Cowen’s harshest warning is for altcoins. He points back to 2018, when Bitcoin held support while the altcoin market “melted away.” Most guides treat Bitcoin strength as good news for everything else. That’s only half right. In July 2018, Bitcoin recovered from its June low and held the $6,000 area until November. Altcoins did not get the same relief. Cowen says today’s setup has the same problem: “risk appetite remains low in the current period and that money is not flowing into altcoins.” That sentence should bother altcoin holders. When traders get defensive, money tends to crowd into Bitcoin first. Smaller coins need excitement, liquidity, fresh buyers, and patience. They often get none of those in a late bear market. Bitcoin can stabilize while altcoins keep losing ground against BTC for weeks or months.
Cowen expects the 2018 comparison to stop working later this year, with a possible bottom arriving earlier than it did in 2018. Yes, this slightly cuts against the neat 2018 map. Bear with me. In 2018, Bitcoin’s final bear market low came in December. This time, Cowen says the cycle peak came earlier, in October, so the bottom could also come earlier, maybe in late September or early October. He adds that Bitcoin is still stuck between the 200-week moving average and the bear market resistance band. In his view, one more move down may be needed to reset on-chain data before a new bull run can begin. Ugly, but believable. I would rather see one final flush than a weak rally everyone mistakes for a new cycle.
What this means
Cowen’s read points to a long, rough stretch for altcoins, even if Bitcoin manages to find a floor. Is this overkill if Bitcoin bounces first? No. Weak risk appetite and thin capital flows mean a Bitcoin rally may do very little for the rest of the market. Investors heavy in altcoins should be ready for continued weakness against Bitcoin, plus the possibility of deeper losses in dollar terms. For now, the market looks more interested in Bitcoin’s relative safety than in chasing smaller speculative coins. Skip the victory lap.

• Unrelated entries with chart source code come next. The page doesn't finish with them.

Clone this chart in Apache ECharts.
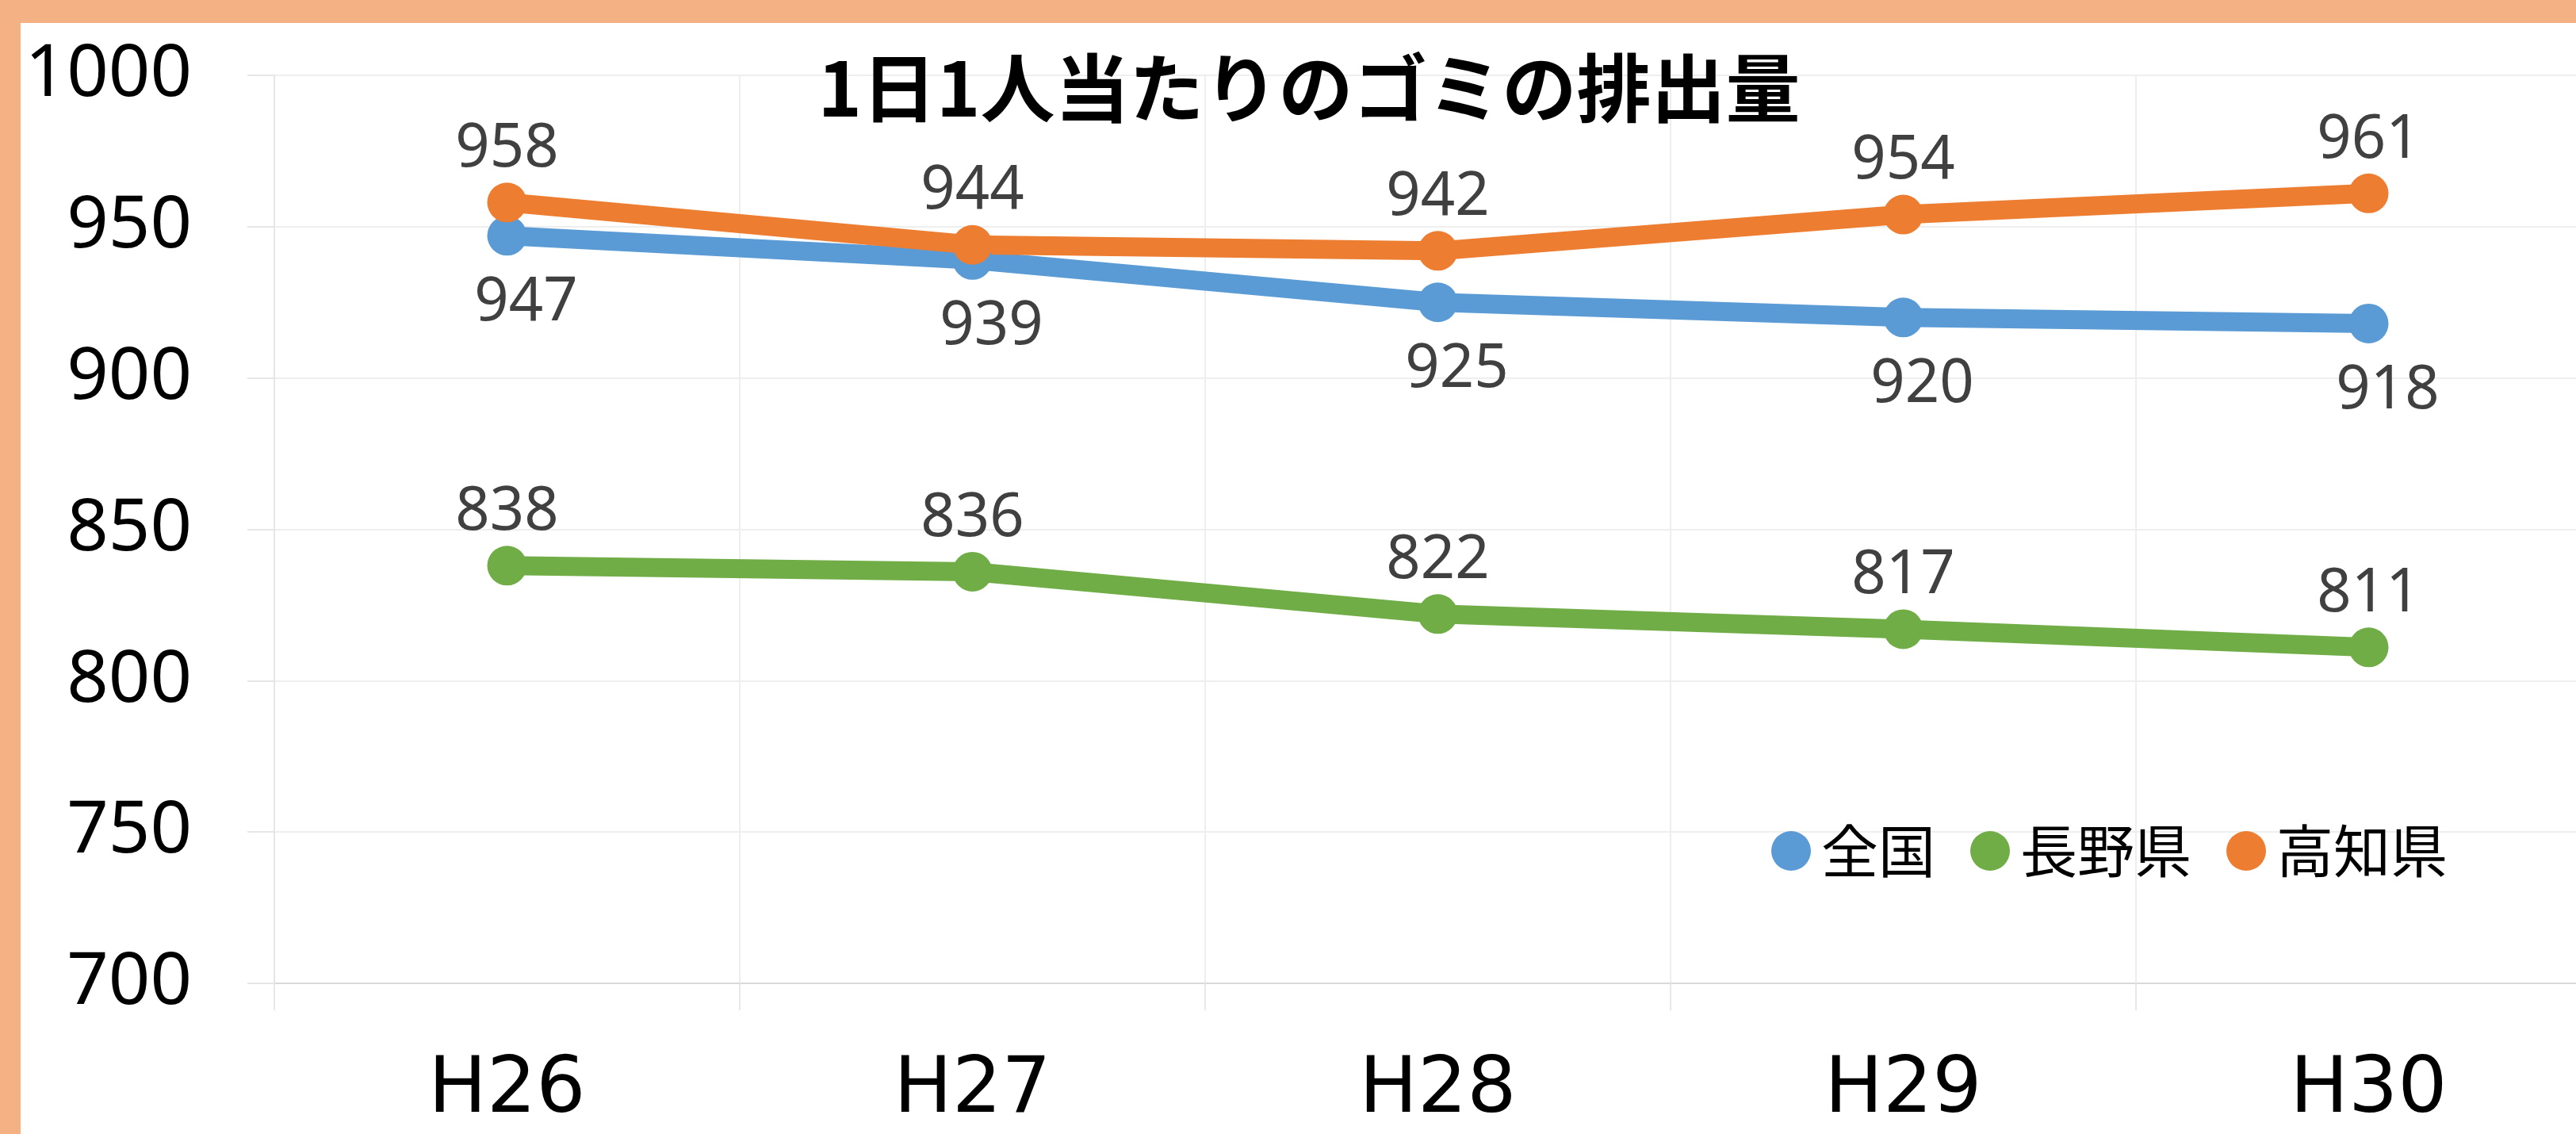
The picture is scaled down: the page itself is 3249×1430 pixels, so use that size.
<!DOCTYPE html>
<html>
<head>
<meta charset="utf-8">
<script src="https://cdn.jsdelivr.net/npm/echarts@6/dist/echarts.min.js"></script>
<style>
html,body{margin:0;padding:0;background:#ffffff;overflow:hidden;width:3249px;height:1430px;}
#chart{width:3320px;height:1430px;}
</style>
</head>
<body>
<div id="chart"></div>
<script>
const categories = ['H26', 'H27', 'H28', 'H29', 'H30'];
const seriesNames = ['全国', '長野県', '高知県'];
const zenkoku = [947, 939, 925, 920, 918];
const nagano = [838, 836, 822, 817, 811];
const kochi = [958, 944, 942, 954, 961];
const titleText = '1日1人当たりのゴミの排出量';

const chart = echarts.init(document.getElementById('chart'));
const labelFont = {fontFamily: 'Noto Sans', fontSize: 76, lineHeight: 76, color: '#404040'};

chart.setOption({
  animation: false,
  backgroundColor: '#ffffff',
  graphic: [
    {type: 'rect', left: 0, top: 0, shape: {width: 3320, height: 29}, style: {fill: '#F4B183'}, z: 100},
    {type: 'rect', left: 0, top: 0, shape: {width: 26, height: 1430}, style: {fill: '#F4B183'}, z: 100}
  ],
  title: {
    text: titleText,
    left: 1651,
    top: 64,
    padding: 0,
    textAlign: 'center',
    textStyle: {fontFamily: 'Noto Sans CJK JP', fontWeight: 'bold', fontSize: 94, lineHeight: 94, color: '#000000'}
  },
  legend: {
    data: seriesNames,
    left: 2234,
    top: 1037,
    icon: 'circle',
    itemWidth: 50,
    itemHeight: 50,
    itemGap: 44,
    padding: 0,
    textStyle: {fontFamily: 'Noto Sans CJK JP', fontSize: 72, lineHeight: 72, color: '#000000', padding: [0, 0, 0, 8]}
  },
  grid: {left: 346, top: 95, width: 2935, height: 1145, containLabel: false},
  xAxis: {
    type: 'category',
    data: categories,
    boundaryGap: true,
    axisLine: {show: true, lineStyle: {color: '#d9d9d9', width: 2}},
    axisTick: {show: true, length: 34, lineStyle: {color: '#e8e8e8', width: 2}},
    splitLine: {show: true, lineStyle: {color: '#eeeeee', width: 2}},
    axisLabel: {fontFamily: 'DejaVu Sans', fontSize: 98, color: '#000000', margin: 88}
  },
  yAxis: {
    type: 'value',
    min: 700,
    max: 1000,
    interval: 50,
    axisLine: {show: true, lineStyle: {color: '#e6e6e6', width: 2}},
    axisTick: {show: true, length: 34, lineStyle: {color: '#e6e6e6', width: 2}},
    splitLine: {show: true, lineStyle: {color: '#eeeeee', width: 2}},
    axisLabel: {fontFamily: 'Noto Sans', fontSize: 92, color: '#000000', margin: 104, formatter: function (v) { return String(v); }}
  },
  series: [
    {
      name: seriesNames[0], type: 'line', data: zenkoku,
      symbol: 'circle', symbolSize: 50,
      lineStyle: {width: 24, color: '#5B9BD5'},
      itemStyle: {color: '#5B9BD5'},
      label: Object.assign({show: true, position: 'bottom', distance: 22, offset: [24, 0]}, labelFont)
    },
    {
      name: seriesNames[1], type: 'line', data: nagano,
      symbol: 'circle', symbolSize: 50,
      lineStyle: {width: 24, color: '#70AD47'},
      itemStyle: {color: '#70AD47'},
      label: Object.assign({show: true, position: 'top', distance: 4}, labelFont)
    },
    {
      name: seriesNames[2], type: 'line', data: kochi,
      symbol: 'circle', symbolSize: 50,
      lineStyle: {width: 24, color: '#ED7D31'},
      itemStyle: {color: '#ED7D31'},
      label: Object.assign({show: true, position: 'top', distance: 4}, labelFont)
    }
  ]
});
</script>
</body>
</html>
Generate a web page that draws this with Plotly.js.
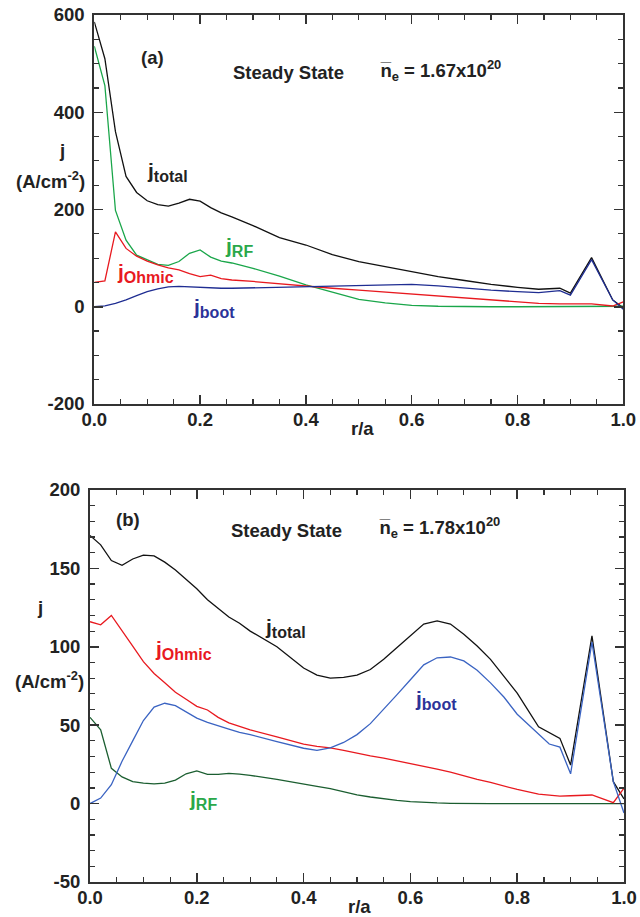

Watch Bitcoin’s reaction around the 200-week moving average and the bear market resistance band. Counter to the usual advice, the cleanest signal may not be the first bounce. It may be what happens after that bounce fails or holds. A clean break lower, especially a final washout in late September or early October, could mark the real bottom if Cowen’s timeline holds. Macro liquidity still matters. Central bank policy and liquidity conditions matter because risk appetite will not return just because crypto traders want it to. For Bitcoin, Cowen’s main reference points are still the 2018 $6,000 support area, the possible resistance-band retest in late July or early August, and the risk of another reversal in August or September.